CVE- and Vulnerability-Management Lessons
Although this outage did not involve a publicly assigned CVE at the time of reporting, the principles of vulnerability management still apply:
-
Monitor for vulnerabilities in all layers of your stack - including security tools.
-
Prioritize patching for flaws that could trigger service-wide failures or mass endpoint outages.
-
Maintain detailed asset inventories of security agents, EDR clients, and their dependencies.
-
Perform post-update validation for large-scale deployments to identify unintended side-effects.
In short, your CVE management program should include not only common software and applications, but also security infrastructure components that can become single points of failure.
The Role of Penetration Testing in Infrastructure Resilience
Penetration testing should be extended beyond classic attack simulations to include resilience testing for system failures, vendor tool faults, and service outages. Key testing practices include:
-
Simulating an EDR failure and testing how worked endpoints respond, whether backups activate, and whether business operations continue.
-
Testing segmentation and isolation so that one vendor tool failure does not cascade across the entire network.
-
Evaluating recovery procedures for widespread endpoint failure, including rollback, device reimaging, and manual intervention readiness.
-
Validating incident response plans to handle non-threat events (software faults) that mimic large-scale cyber outages.
These tests help organisations identify brittle links in their infrastructure and reduce downtime risk from vendor or tool-related faults.
Defensive Blueprint – Building Cyber Resilience Beyond Cybersecurity
-
Diversify Critical Infrastructure Components
-
Avoid single-vendor dependencies for security tools; consider alternative agents or fallback modes.
-
-
Implement Segmentation and Endpoint Isolation
-
Design your network so that endpoint agent failures cannot take down larger systems or lead to lateral collapse.
-
-
Automated Update and Validation Processes
-
Use automated testing environments to apply patches in sandboxed clusters before wide deployment.
-
-
Continuous Monitoring of Security Tools
-
Monitor latency, crashes, reboot issues, and abnormal endpoint behavior—security agents should be treated like application services.
-
-
Regular Penetration and Resilience Testing
-
Schedule simulations of vendor tool failure, mass endpoint outages, and unexpected disruptions as part of your red/blue team strategy.
-
-
Incident Response for Non-Threat Events
-
Maintain playbooks for large-scale tool failures, including manual patching, backup system activation, and communication protocols.
-
-
Supply Chain and Vendor Risk Management
-
Include vendor security agents in your asset and risk inventory. Require change-control transparency for updates and patches.
-
Strategic Implications for Business and Government
This global cyber outage signals that cybersecurity tools themselves can become vectors of failure. Organisations must shift from purely defensive postures to systemic resilience thinking. Business continuity, infrastructure diversification, and vendor risk management must integrate with your cybersecurity strategy.
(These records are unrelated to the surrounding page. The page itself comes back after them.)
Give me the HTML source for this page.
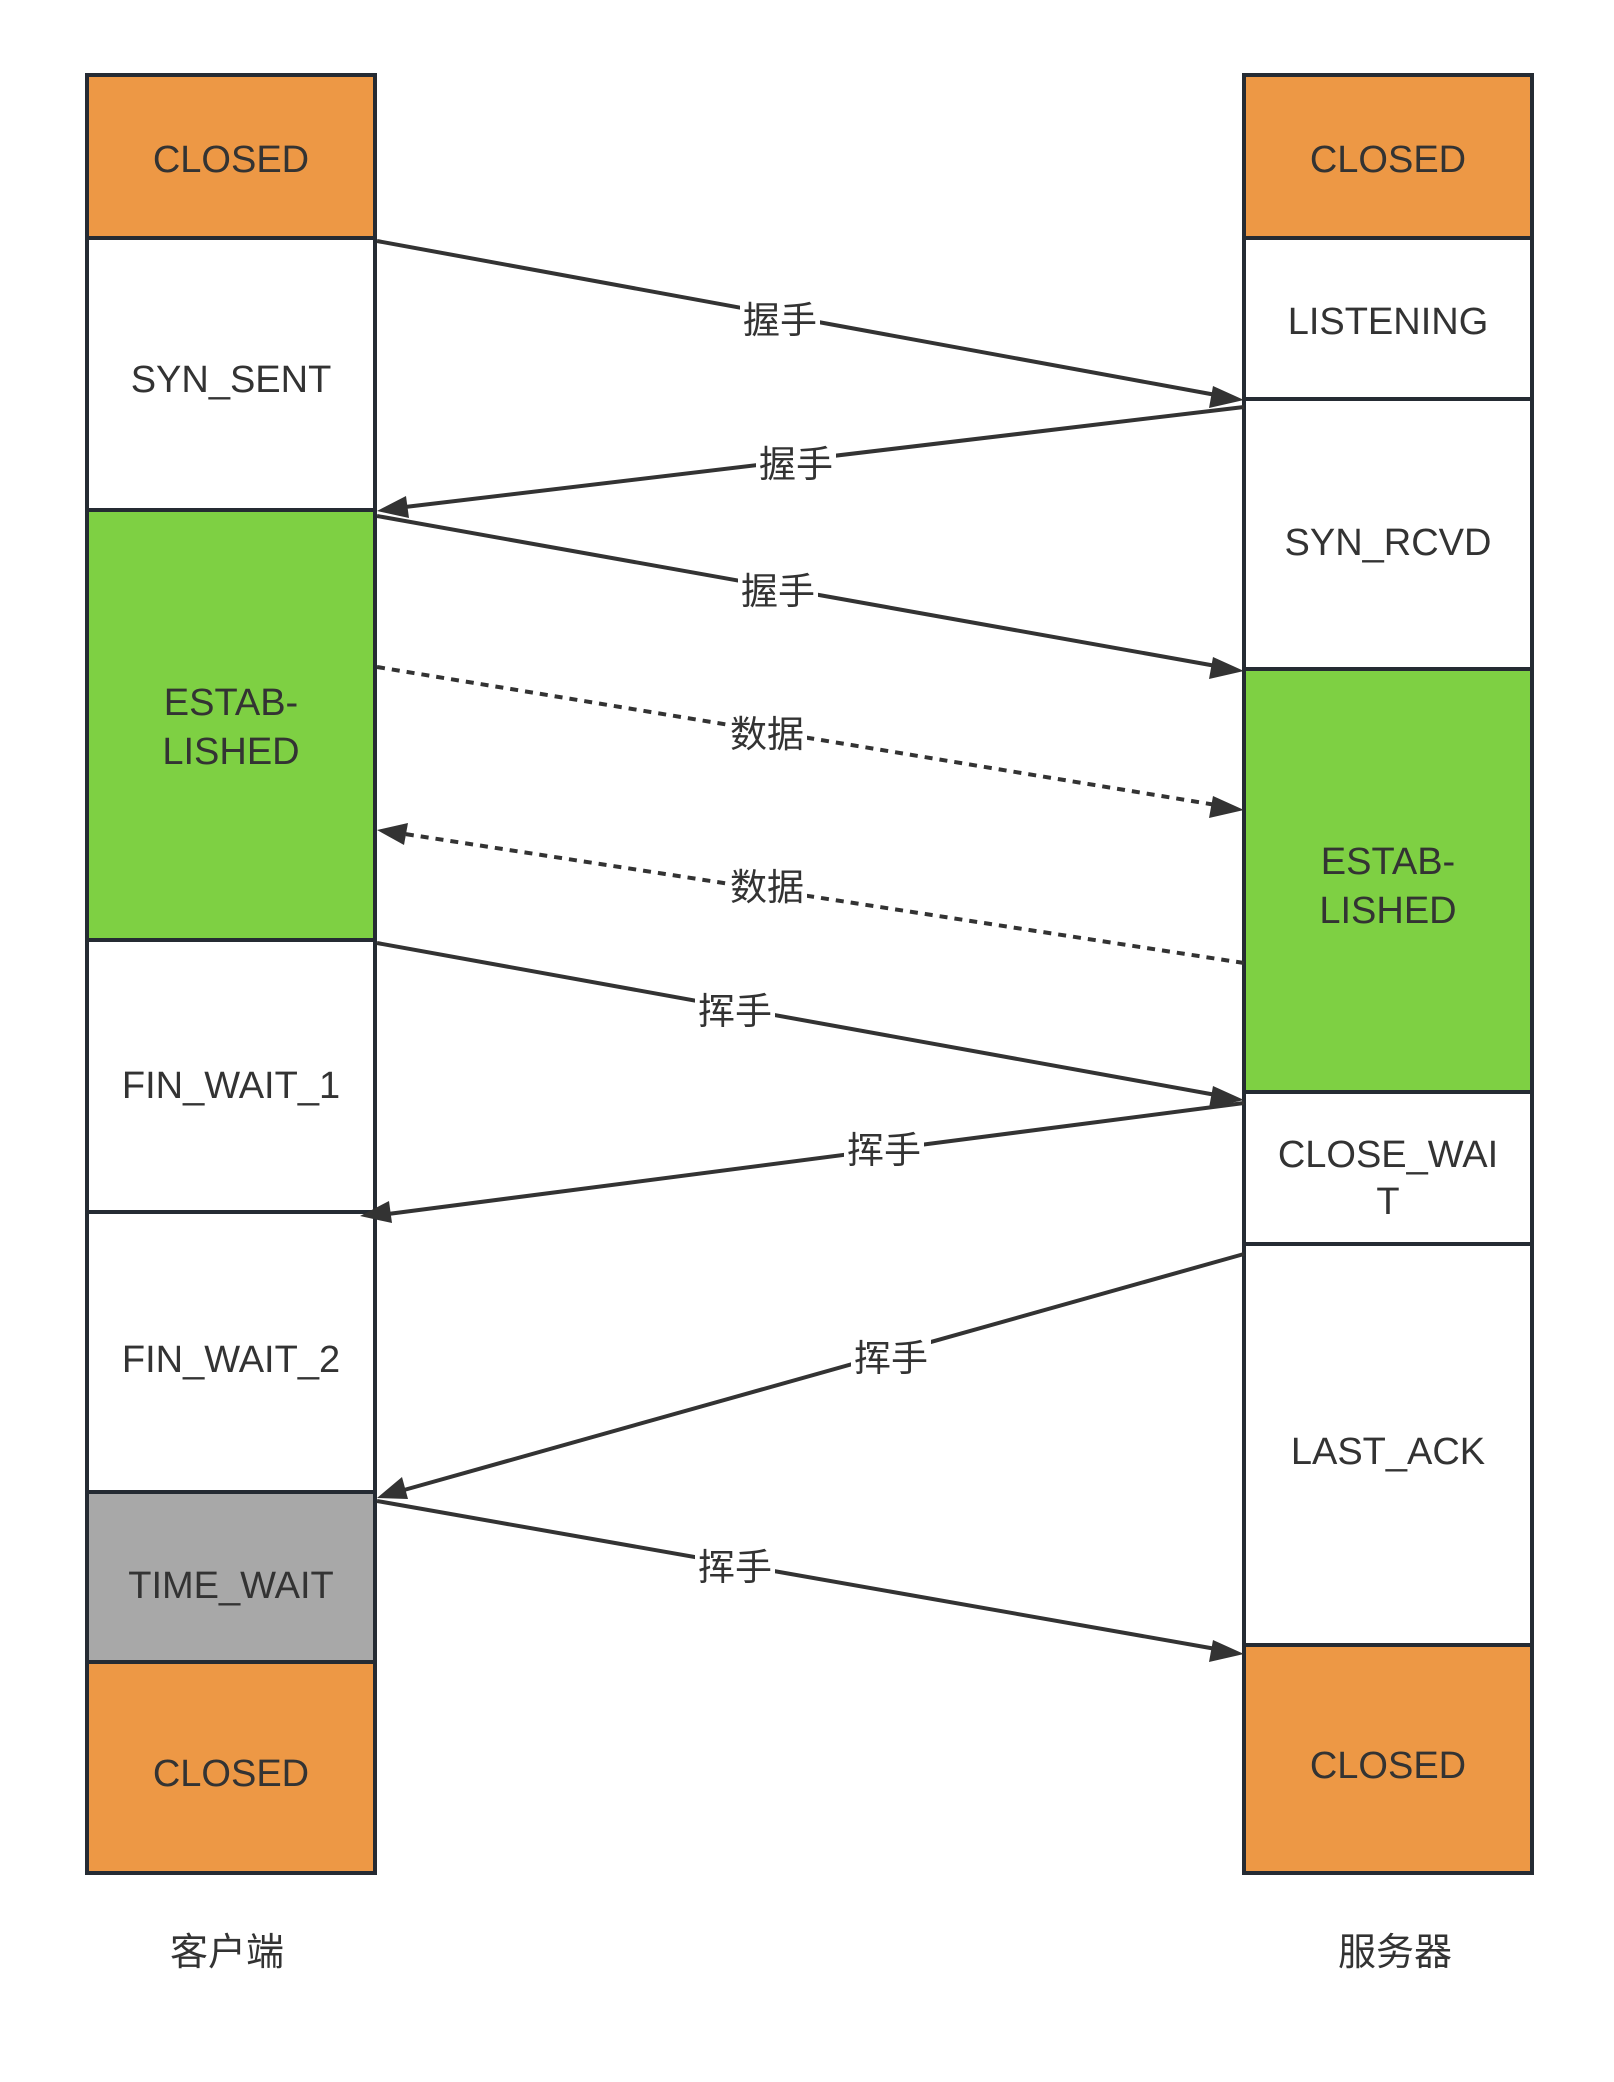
<!DOCTYPE html>
<html><head><meta charset="utf-8"><style>
html,body{margin:0;padding:0;background:#fff;}
svg{display:block;}
text{font-family:"Liberation Sans","Noto Sans CJK SC",sans-serif;fill:#333;}
</style></head><body>
<svg width="1614" height="2082" viewBox="0 0 1614 2082" xmlns="http://www.w3.org/2000/svg">
<g stroke="#252b33" stroke-width="4">
<rect x="87" y="75" width="288" height="163" fill="#ED9845"/>
<rect x="87" y="238" width="288" height="272" fill="#fff"/>
<rect x="87" y="510" width="288" height="430" fill="#7ED043"/>
<rect x="87" y="940" width="288" height="272" fill="#fff"/>
<rect x="87" y="1212" width="288" height="280" fill="#fff"/>
<rect x="87" y="1492" width="288" height="170" fill="#A8A8A8"/>
<rect x="87" y="1662" width="288" height="211" fill="#ED9845"/>
<rect x="1244" y="75" width="288" height="163" fill="#ED9845"/>
<rect x="1244" y="238" width="288" height="161" fill="#fff"/>
<rect x="1244" y="399" width="288" height="270" fill="#fff"/>
<rect x="1244" y="669" width="288" height="423" fill="#7ED043"/>
<rect x="1244" y="1092" width="288" height="152" fill="#fff"/>
<rect x="1244" y="1244" width="288" height="401" fill="#fff"/>
<rect x="1244" y="1645" width="288" height="228" fill="#ED9845"/>
</g>
<g font-size="38" text-anchor="middle">
<text x="231" y="172">CLOSED</text>
<text x="231" y="392">SYN_SENT</text>
<text x="231" y="715">ESTAB-</text>
<text x="231" y="764">LISHED</text>
<text x="231" y="1098">FIN_WAIT_1</text>
<text x="231" y="1372">FIN_WAIT_2</text>
<text x="231" y="1598">TIME_WAIT</text>
<text x="231" y="1786">CLOSED</text>
<text x="1388" y="172">CLOSED</text>
<text x="1388" y="334">LISTENING</text>
<text x="1388" y="555">SYN_RCVD</text>
<text x="1388" y="874">ESTAB-</text>
<text x="1388" y="923">LISHED</text>
<text x="1388" y="1167">CLOSE_WAI</text>
<text x="1388" y="1214">T</text>
<text x="1388" y="1464">LAST_ACK</text>
<text x="1388" y="1778">CLOSED</text>
<text x="227" y="1965">客户端</text>
<text x="1395" y="1965">服务器</text>
</g>
<g stroke="#333" stroke-width="4" fill="none">
<line x1="377" y1="241" x2="1216" y2="395"/>
<line x1="1244" y1="407" x2="405" y2="507"/>
<line x1="377" y1="516" x2="1216" y2="666"/>
<line x1="377" y1="667" x2="1216" y2="805" stroke-dasharray="8 7"/>
<line x1="1244" y1="963" x2="405" y2="834" stroke-dasharray="8 7"/>
<line x1="377" y1="943" x2="1216" y2="1095"/>
<line x1="1244" y1="1103" x2="388" y2="1214"/>
<line x1="1244" y1="1254" x2="404" y2="1490"/>
<line x1="377" y1="1501" x2="1216" y2="1649"/>
</g>
<g fill="#333">
<polygon points="1244,400 1213,386 1209,408"/>
<polygon points="377,511 406,496 409,518"/>
<polygon points="1244,671 1213,657 1209,679"/>
<polygon points="1244,810 1213,796 1209,818"/>
<polygon points="377,830 408,823 404,845"/>
<polygon points="1244,1100 1213,1086 1209,1108"/>
<polygon points="360,1216 389,1201 392,1223"/>
<polygon points="377,1498 402,1477 408,1499"/>
<polygon points="1244,1654 1213,1640 1209,1662"/>
</g>
<g font-size="37" text-anchor="middle">
<rect x="740" y="300" width="80" height="40" fill="#fff"/><text x="780" y="333">握手</text>
<rect x="756" y="444" width="80" height="40" fill="#fff"/><text x="796" y="477">握手</text>
<rect x="738" y="571" width="80" height="40" fill="#fff"/><text x="778" y="604">握手</text>
<rect x="727" y="714" width="80" height="40" fill="#fff"/><text x="767" y="747">数据</text>
<rect x="727" y="867" width="80" height="40" fill="#fff"/><text x="767" y="900">数据</text>
<rect x="695" y="991" width="80" height="40" fill="#fff"/><text x="735" y="1024">挥手</text>
<rect x="844" y="1130" width="80" height="40" fill="#fff"/><text x="884" y="1163">挥手</text>
<rect x="851" y="1338" width="80" height="40" fill="#fff"/><text x="891" y="1371">挥手</text>
<rect x="695" y="1547" width="80" height="40" fill="#fff"/><text x="735" y="1580">挥手</text>
</g>
</svg>
</body></html>
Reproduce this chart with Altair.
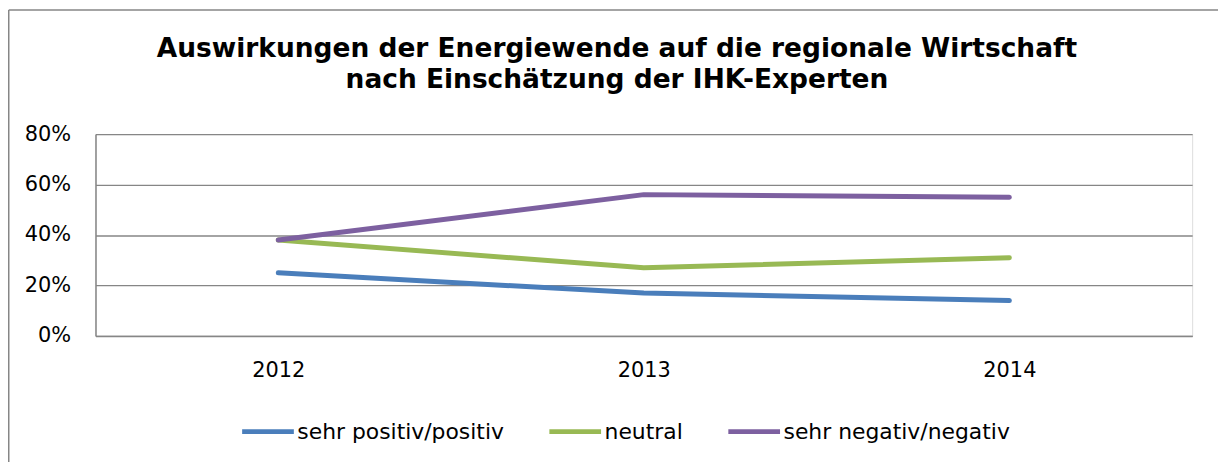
import altair as alt
import pandas as pd

years = ["2012", "2013", "2014"]
series = ["sehr positiv/positiv", "neutral", "sehr negativ/negativ"]
positiv = [0.25, 0.17, 0.14]
neutral = [0.38, 0.27, 0.31]
negativ = [0.38, 0.56, 0.55]
colors = ["#4A7EBB", "#98B954", "#7D60A0"]
y_ticks = [0, 0.2, 0.4, 0.6, 0.8]
title_lines = [
    "Auswirkungen der Energiewende auf die regionale Wirtschaft",
    "nach Einschätzung der IHK-Experten",
]

rows = []
for s, vals in zip(series, [positiv, neutral, negativ]):
    for yr, v in zip(years, vals):
        rows.append({"Jahr": yr, "Anteil": v, "Bewertung": s})
df = pd.DataFrame(rows)

GREY = "#868686"
FONT = "DejaVu Sans"

lines = alt.Chart(df).mark_line(strokeWidth=5, strokeCap="round", strokeJoin="round").encode(
    x=alt.X(
        "Jahr:N",
        sort=years,
        scale=alt.Scale(type="point", padding=0.5),
        axis=alt.Axis(
            title=None, labelAngle=0, ticks=False, grid=False,
            domainColor=GREY, domainWidth=1.5,
            labelFont=FONT, labelFontSize=21, labelColor="#000000", labelPadding=24,
        ),
    ),
    y=alt.Y(
        "Anteil:Q",
        scale=alt.Scale(domain=[0, 0.8], nice=False),
        axis=alt.Axis(
            title=None, values=y_ticks, format=".0%", ticks=False,
            grid=True, gridColor=GREY, gridWidth=1.3,
            domainColor=GREY, domainWidth=1.5,
            labelFont=FONT, labelFontSize=21, labelColor="#000000", labelPadding=25,
        ),
    ),
    color=alt.Color(
        "Bewertung:N",
        sort=series,
        scale=alt.Scale(domain=series, range=colors),
        legend=alt.Legend(
            title=None, orient="none", legendX=145, legendY=270.5,
            direction="horizontal", symbolType="stroke", symbolSize=2704,
            symbolStrokeWidth=5, labelFont=FONT, labelFontSize=22,
            labelColor="#000000", labelOffset=1, columnPadding=35,
            padding=0, labelLimit=400,
        ),
    ),
)

left_border = alt.Chart(alt.Data(values=[{}])).mark_rule(color=GREY, strokeWidth=1.5).encode(
    x=alt.value(-87.25), y=alt.value(-124.75), y2=alt.value(340)
)
top_border = alt.Chart(alt.Data(values=[{}])).mark_rule(color=GREY, strokeWidth=1.5).encode(
    x=alt.value(-87.25), x2=alt.value(1140), y=alt.value(-124.75)
)

chart = alt.layer(left_border, top_border, lines).properties(
    width=1103,
    height=203,
    autosize=alt.AutoSizeParams(type="none"),
    padding={"left": 88, "top": 125.5, "right": 26, "bottom": 125},
    title=alt.TitleParams(
        text=title_lines, font=FONT, fontSize=26.6, fontWeight="bold", color="#000000",
        anchor="middle", frame="group", lineHeight=31, dx=-27, dy=89,
    ),
).configure_view(strokeWidth=0).configure(background="white")

chart.save("out.html", embed_options={"renderer": "svg", "actions": False})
When endpoint protection fails, entire sectors can grind to a halt. The ability to continue operations during a security-tool failure may be as important as defending against attackers.
FAQ Section
Q1: Was the global cyber outage caused by a hack?
No. The outage was caused by a software malfunction in a widely used EDR (endpoint detection and response) agent, not by a cyberattack.
Q2: How can an organization protect itself from similar vendor-tool failures?
By diversifying security agent vendors, isolating endpoints, segmenting networks, validating updates in test environments, and conducting resilience testing around vendor-tool failures.
Q3: How does this event relate to CVE management?
While no publicly listed CVE was initially cited, the incident underscores that vulnerabilities or unintended bugs in any enterprise software - including security tools - can produce massive operational risk. It reinforces the need for comprehensive vulnerability and risk-management programs.